Create a presence absence matrix from long data (R)
Using R, I needed to convert some long format data to wide format in the form of a presence/absence dataset. The why doesn’t really matter :)
Where the initial dataset is for example a vector of categories, the intended output will have as many columns as the unique values of the original. For example, where the original dataset looks like this:
"TILLD-DMTN"
"GFDUD-XSV"
"TILLD-DMTN"
We want to turn it into a matrix like this:
"TILLD-DMTN" "GFDUD-XSV" "TILLD-DMTN"
1 1 0 0
2 0 1 0
3 0 0 1
This is achieved using the package reshape2
and the function dcast
.
First we’ll create two example input datasets - one numeric and one character:
landclass=factor(c(1,2,3,3,3,4,5,6,7,8,8,8,9))

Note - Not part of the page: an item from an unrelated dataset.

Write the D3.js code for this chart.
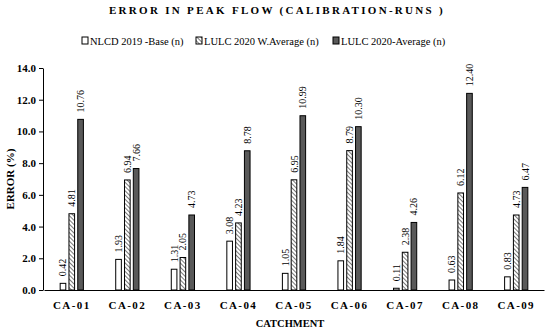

rocks=c("TILLD-DMTN", "GFDUD-XSV",
"TILLD-DMTN",
"TILLD-DMTN",
"NONE_RECORDED ",
"TILLD-DMTN",
"TILLD-DMTN",
"TILLD-DMTN",
"NONE_RECORDED ",
"TILLD-DMTN",
"TILLD-DMTN",
"TILLD-DMTN",
"PEAT-P",
"NONE_RECORDED",
"TILLD-DMTN",
"TILLD-DMTN",
"TILLD-DMTN",
"GFDUD-XSV",
"PEAT-P",
"ALV-XCZSV")
If we look at rocks for example, we have:
> head(rocks)
[1] "TILLD-DMTN" "GFDUD-XSV" "TILLD-DMTN" "TILLD-DMTN"
[5] "NONE_RECORDED " "TILLD-DMTN"
Now we import reshape2
and construc a function using dcast to do the work:
library(reshape2)
presence_absence <-function(data){
tnt <- as.data.frame(data)
# Create an ID column to hold the row index
tnt$ID <- seq.int(nrow(tnt))
out=dcast(tnt, ID ~data, length)
# Get rid of the ID column from the matrix
drops=c("ID")
out=out[ , !(names(out) %in% drops)]
return(out)
}
This will now work for inputs of varying type (character/numeric etc.):
rocks_mat=presence_absence(rocks)
landclass_mat=presence_absence(landclass)
If we look at rocks_mat
, we now have:
> head(rocks_mat)
ALV-XCZSV GFDUD-XSV NONE_RECORDED NONE_RECORDED PEAT-P TILLD-DMTN
1 0 0 0 0 0 1
2 0 1 0 0 0 0
3 0 0 0 0 0 1
4 0 0 0 0 0 1
5 0 0 0 1 0 0
6 0 0 0 0 0 1
Thanks to Franziska Schrodt for helping with this!